Source data
============

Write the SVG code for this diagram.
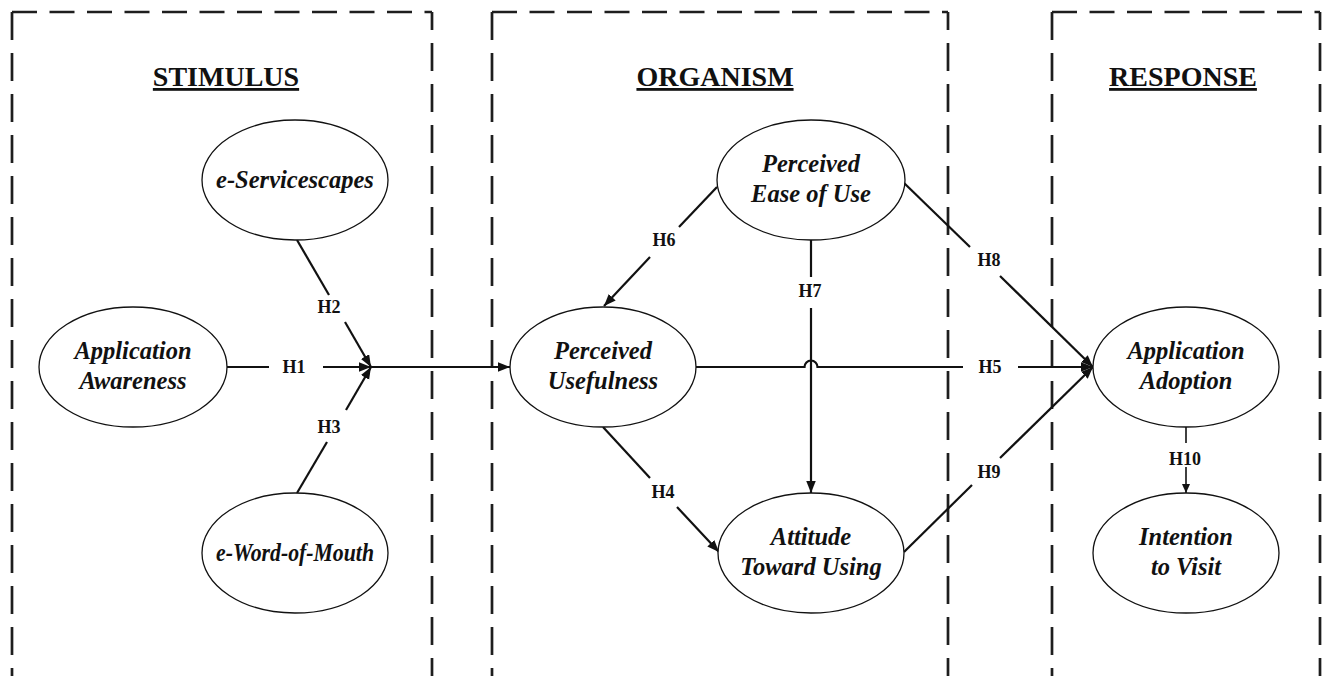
<svg xmlns="http://www.w3.org/2000/svg" width="1328" height="676" viewBox="0 0 1328 676">
  <style>
    .frame-h { stroke: #1e1e1e; stroke-width: 2.7; stroke-dasharray: 25 12.5; fill: none; }
    .frame-v { stroke: #1e1e1e; stroke-width: 2.7; stroke-dasharray: 28 13; fill: none; }
    .title { font-family: "Liberation Serif", "Times New Roman", serif; font-weight: bold; font-size: 28px; text-anchor: middle; text-decoration: underline; fill: #111; }
    .node ellipse { fill: #fff; stroke: #111; stroke-width: 1.3; }
    .node text { font-family: "Liberation Serif", "Times New Roman", serif; font-weight: bold; font-style: italic; font-size: 24.5px; text-anchor: middle; fill: #111; }
    .edge { stroke: #111; stroke-width: 2.2; fill: none; }
    .edge-thin { stroke: #111; stroke-width: 1.6; fill: none; }
    .lbl { font-family: "Liberation Serif", "Times New Roman", serif; font-weight: bold; font-size: 18px; text-anchor: middle; fill: #111; }
  </style>
  <defs>
    <marker id="arrow" markerUnits="userSpaceOnUse" markerWidth="13" markerHeight="10" refX="12" refY="4.75" orient="auto">
      <path d="M0,0 L12,4.75 L0,9.5 Z" fill="#111"/>
    </marker>
    <marker id="arrow-sm" markerUnits="userSpaceOnUse" markerWidth="10" markerHeight="9" refX="9" refY="4" orient="auto">
      <path d="M0,0 L9,4 L0,8 Z" fill="#111"/>
    </marker>
  </defs>

  <rect width="1328" height="676" fill="#fff"/>

  <!-- Dashed stage frames (open at the bottom) -->
  <g id="frame-stimulus">
    <path class="frame-h" d="M12,12 H432"/>
    <path class="frame-v" d="M12,12 V676"/>
    <path class="frame-v" d="M432,12 V676" style="stroke-dashoffset:10"/>
    <text class="title" x="226" y="86">STIMULUS</text>
  </g>
  <g id="frame-organism">
    <path class="frame-h" d="M492,12 H948"/>
    <path class="frame-v" d="M492,12 V676"/>
    <path class="frame-v" d="M948,12 V676" style="stroke-dashoffset:10"/>
    <text class="title" x="715" y="86">ORGANISM</text>
  </g>
  <g id="frame-response">
    <path class="frame-h" d="M1052,12 H1320"/>
    <path class="frame-v" d="M1052,12 V676"/>
    <path class="frame-v" d="M1320,12 V676" style="stroke-dashoffset:10"/>
    <text class="title" x="1183" y="86">RESPONSE</text>
  </g>

  <!-- Connectors -->
  <g id="connectors">
    <!-- H1 -->
    <path class="edge" d="M226,367 H269"/>
    <path class="edge" d="M323,367 H371" marker-end="url(#arrow)"/>
    <!-- H2 -->
    <path class="edge" d="M297,240 L329,295"/>
    <path class="edge" d="M345,322 L371,367" marker-end="url(#arrow)"/>
    <!-- H3 -->
    <path class="edge" d="M297,493 L327,442"/>
    <path class="edge" d="M346,410 L371,367" marker-end="url(#arrow)"/>
    <!-- joint path into Perceived Usefulness -->
    <path class="edge" d="M371,367 H510" marker-end="url(#arrow)"/>
    <!-- H6 -->
    <path class="edge" d="M717,187 L679,227"/>
    <path class="edge" d="M650,257 L604,306" marker-end="url(#arrow)"/>
    <!-- H4 -->
    <path class="edge" d="M603,427 L650,478"/>
    <path class="edge" d="M677,507 L719,552" marker-end="url(#arrow)"/>
    <!-- H7 -->
    <path class="edge" d="M811,240 V277"/>
    <path class="edge" d="M811,308 V493" marker-end="url(#arrow)"/>
    <!-- H5, hopping over H7 -->
    <path class="edge" d="M696,367 H804.5 A6.5,6.5 0 0 1 817.5,367 H963"/>
    <path class="edge" d="M1018,367 H1093" marker-end="url(#arrow)"/>
    <!-- H8 -->
    <path class="edge" d="M903,182 L970,247"/>
    <path class="edge" d="M1000,276 L1093,367" marker-end="url(#arrow)"/>
    <!-- H9 -->
    <path class="edge" d="M904,552 L972,485"/>
    <path class="edge" d="M1000,458 L1093,367" marker-end="url(#arrow)"/>
    <!-- H10 -->
    <path class="edge-thin" d="M1186,427 V443"/>
    <path class="edge-thin" d="M1186,467 V493" marker-end="url(#arrow-sm)"/>

    <text class="lbl" x="294" y="373">H1</text>
    <text class="lbl" x="329" y="313">H2</text>
    <text class="lbl" x="329" y="433">H3</text>
    <text class="lbl" x="663" y="498">H4</text>
    <text class="lbl" x="990" y="373">H5</text>
    <text class="lbl" x="664" y="246">H6</text>
    <text class="lbl" x="810" y="297">H7</text>
    <text class="lbl" x="989" y="266">H8</text>
    <text class="lbl" x="989" y="478">H9</text>
    <text class="lbl" x="1185" y="465">H10</text>
  </g>

  <!-- Constructs -->
  <g id="e-servicescapes" class="node">
    <ellipse cx="295" cy="180" rx="93" ry="60"/>
    <text x="295" y="188">e-Servicescapes</text>
  </g>
  <g id="application-awareness" class="node">
    <ellipse cx="133" cy="367" rx="94" ry="60"/>
    <text x="133" y="359">Application</text>
    <text x="133" y="389">Awareness</text>
  </g>
  <g id="e-word-of-mouth" class="node">
    <ellipse cx="295" cy="553" rx="93" ry="60"/>
    <text x="295" y="561" textLength="158" lengthAdjust="spacingAndGlyphs">e-Word-of-Mouth</text>
  </g>
  <g id="perceived-ease-of-use" class="node">
    <ellipse cx="811" cy="180" rx="94" ry="60"/>
    <text x="811" y="172">Perceived</text>
    <text x="811" y="202">Ease of Use</text>
  </g>
  <g id="perceived-usefulness" class="node">
    <ellipse cx="603" cy="367" rx="93" ry="60"/>
    <text x="603" y="359">Perceived</text>
    <text x="603" y="389">Usefulness</text>
  </g>
  <g id="attitude-toward-using" class="node">
    <ellipse cx="811" cy="553" rx="93" ry="60"/>
    <text x="811" y="545">Attitude</text>
    <text x="811" y="575">Toward Using</text>
  </g>
  <g id="application-adoption" class="node">
    <ellipse cx="1186" cy="367" rx="93" ry="60"/>
    <text x="1186" y="359">Application</text>
    <text x="1186" y="389">Adoption</text>
  </g>
  <g id="intention-to-visit" class="node">
    <ellipse cx="1186" cy="553" rx="93" ry="60"/>
    <text x="1186" y="545">Intention</text>
    <text x="1186" y="575">to Visit</text>
  </g>
</svg>
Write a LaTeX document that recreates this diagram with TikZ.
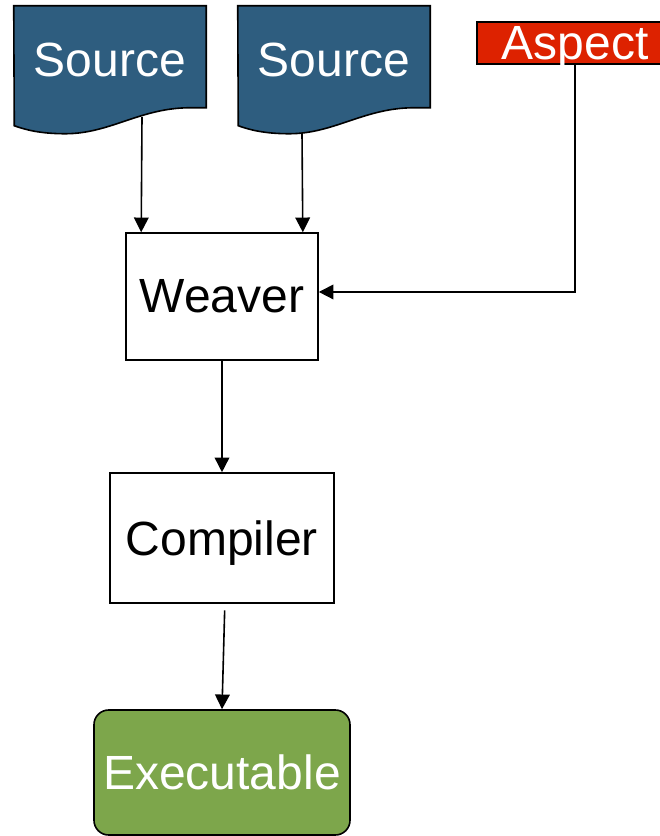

============

Apart from the pictures, the entries above are to be repeated in full and exactly.

Write the SVG code for this diagram.
<svg xmlns="http://www.w3.org/2000/svg" width="1328" height="676" viewBox="0 0 1328 676">
  <style>
    .frame-h { stroke: #1e1e1e; stroke-width: 2.7; stroke-dasharray: 25 12.5; fill: none; }
    .frame-v { stroke: #1e1e1e; stroke-width: 2.7; stroke-dasharray: 28 13; fill: none; }
    .title { font-family: "Liberation Serif", "Times New Roman", serif; font-weight: bold; font-size: 28px; text-anchor: middle; text-decoration: underline; fill: #111; }
    .node ellipse { fill: #fff; stroke: #111; stroke-width: 1.3; }
    .node text { font-family: "Liberation Serif", "Times New Roman", serif; font-weight: bold; font-style: italic; font-size: 24.5px; text-anchor: middle; fill: #111; }
    .edge { stroke: #111; stroke-width: 2.2; fill: none; }
    .edge-thin { stroke: #111; stroke-width: 1.6; fill: none; }
    .lbl { font-family: "Liberation Serif", "Times New Roman", serif; font-weight: bold; font-size: 18px; text-anchor: middle; fill: #111; }
  </style>
  <defs>
    <marker id="arrow" markerUnits="userSpaceOnUse" markerWidth="13" markerHeight="10" refX="12" refY="4.75" orient="auto">
      <path d="M0,0 L12,4.75 L0,9.5 Z" fill="#111"/>
    </marker>
    <marker id="arrow-sm" markerUnits="userSpaceOnUse" markerWidth="10" markerHeight="9" refX="9" refY="4" orient="auto">
      <path d="M0,0 L9,4 L0,8 Z" fill="#111"/>
    </marker>
  </defs>

  <rect width="1328" height="676" fill="#fff"/>

  <!-- Dashed stage frames (open at the bottom) -->
  <g id="frame-stimulus">
    <path class="frame-h" d="M12,12 H432"/>
    <path class="frame-v" d="M12,12 V676"/>
    <path class="frame-v" d="M432,12 V676" style="stroke-dashoffset:10"/>
    <text class="title" x="226" y="86">STIMULUS</text>
  </g>
  <g id="frame-organism">
    <path class="frame-h" d="M492,12 H948"/>
    <path class="frame-v" d="M492,12 V676"/>
    <path class="frame-v" d="M948,12 V676" style="stroke-dashoffset:10"/>
    <text class="title" x="715" y="86">ORGANISM</text>
  </g>
  <g id="frame-response">
    <path class="frame-h" d="M1052,12 H1320"/>
    <path class="frame-v" d="M1052,12 V676"/>
    <path class="frame-v" d="M1320,12 V676" style="stroke-dashoffset:10"/>
    <text class="title" x="1183" y="86">RESPONSE</text>
  </g>

  <!-- Connectors -->
  <g id="connectors">
    <!-- H1 -->
    <path class="edge" d="M226,367 H269"/>
    <path class="edge" d="M323,367 H371" marker-end="url(#arrow)"/>
    <!-- H2 -->
    <path class="edge" d="M297,240 L329,295"/>
    <path class="edge" d="M345,322 L371,367" marker-end="url(#arrow)"/>
    <!-- H3 -->
    <path class="edge" d="M297,493 L327,442"/>
    <path class="edge" d="M346,410 L371,367" marker-end="url(#arrow)"/>
    <!-- joint path into Perceived Usefulness -->
    <path class="edge" d="M371,367 H510" marker-end="url(#arrow)"/>
    <!-- H6 -->
    <path class="edge" d="M717,187 L679,227"/>
    <path class="edge" d="M650,257 L604,306" marker-end="url(#arrow)"/>
    <!-- H4 -->
    <path class="edge" d="M603,427 L650,478"/>
    <path class="edge" d="M677,507 L719,552" marker-end="url(#arrow)"/>
    <!-- H7 -->
    <path class="edge" d="M811,240 V277"/>
    <path class="edge" d="M811,308 V493" marker-end="url(#arrow)"/>
    <!-- H5, hopping over H7 -->
    <path class="edge" d="M696,367 H804.5 A6.5,6.5 0 0 1 817.5,367 H963"/>
    <path class="edge" d="M1018,367 H1093" marker-end="url(#arrow)"/>
    <!-- H8 -->
    <path class="edge" d="M903,182 L970,247"/>
    <path class="edge" d="M1000,276 L1093,367" marker-end="url(#arrow)"/>
    <!-- H9 -->
    <path class="edge" d="M904,552 L972,485"/>
    <path class="edge" d="M1000,458 L1093,367" marker-end="url(#arrow)"/>
    <!-- H10 -->
    <path class="edge-thin" d="M1186,427 V443"/>
    <path class="edge-thin" d="M1186,467 V493" marker-end="url(#arrow-sm)"/>

    <text class="lbl" x="294" y="373">H1</text>
    <text class="lbl" x="329" y="313">H2</text>
    <text class="lbl" x="329" y="433">H3</text>
    <text class="lbl" x="663" y="498">H4</text>
    <text class="lbl" x="990" y="373">H5</text>
    <text class="lbl" x="664" y="246">H6</text>
    <text class="lbl" x="810" y="297">H7</text>
    <text class="lbl" x="989" y="266">H8</text>
    <text class="lbl" x="989" y="478">H9</text>
    <text class="lbl" x="1185" y="465">H10</text>
  </g>

  <!-- Constructs -->
  <g id="e-servicescapes" class="node">
    <ellipse cx="295" cy="180" rx="93" ry="60"/>
    <text x="295" y="188">e-Servicescapes</text>
  </g>
  <g id="application-awareness" class="node">
    <ellipse cx="133" cy="367" rx="94" ry="60"/>
    <text x="133" y="359">Application</text>
    <text x="133" y="389">Awareness</text>
  </g>
  <g id="e-word-of-mouth" class="node">
    <ellipse cx="295" cy="553" rx="93" ry="60"/>
    <text x="295" y="561" textLength="158" lengthAdjust="spacingAndGlyphs">e-Word-of-Mouth</text>
  </g>
  <g id="perceived-ease-of-use" class="node">
    <ellipse cx="811" cy="180" rx="94" ry="60"/>
    <text x="811" y="172">Perceived</text>
    <text x="811" y="202">Ease of Use</text>
  </g>
  <g id="perceived-usefulness" class="node">
    <ellipse cx="603" cy="367" rx="93" ry="60"/>
    <text x="603" y="359">Perceived</text>
    <text x="603" y="389">Usefulness</text>
  </g>
  <g id="attitude-toward-using" class="node">
    <ellipse cx="811" cy="553" rx="93" ry="60"/>
    <text x="811" y="545">Attitude</text>
    <text x="811" y="575">Toward Using</text>
  </g>
  <g id="application-adoption" class="node">
    <ellipse cx="1186" cy="367" rx="93" ry="60"/>
    <text x="1186" y="359">Application</text>
    <text x="1186" y="389">Adoption</text>
  </g>
  <g id="intention-to-visit" class="node">
    <ellipse cx="1186" cy="553" rx="93" ry="60"/>
    <text x="1186" y="545">Intention</text>
    <text x="1186" y="575">to Visit</text>
  </g>
</svg>
Write a LaTeX document that recreates this diagram with TikZ.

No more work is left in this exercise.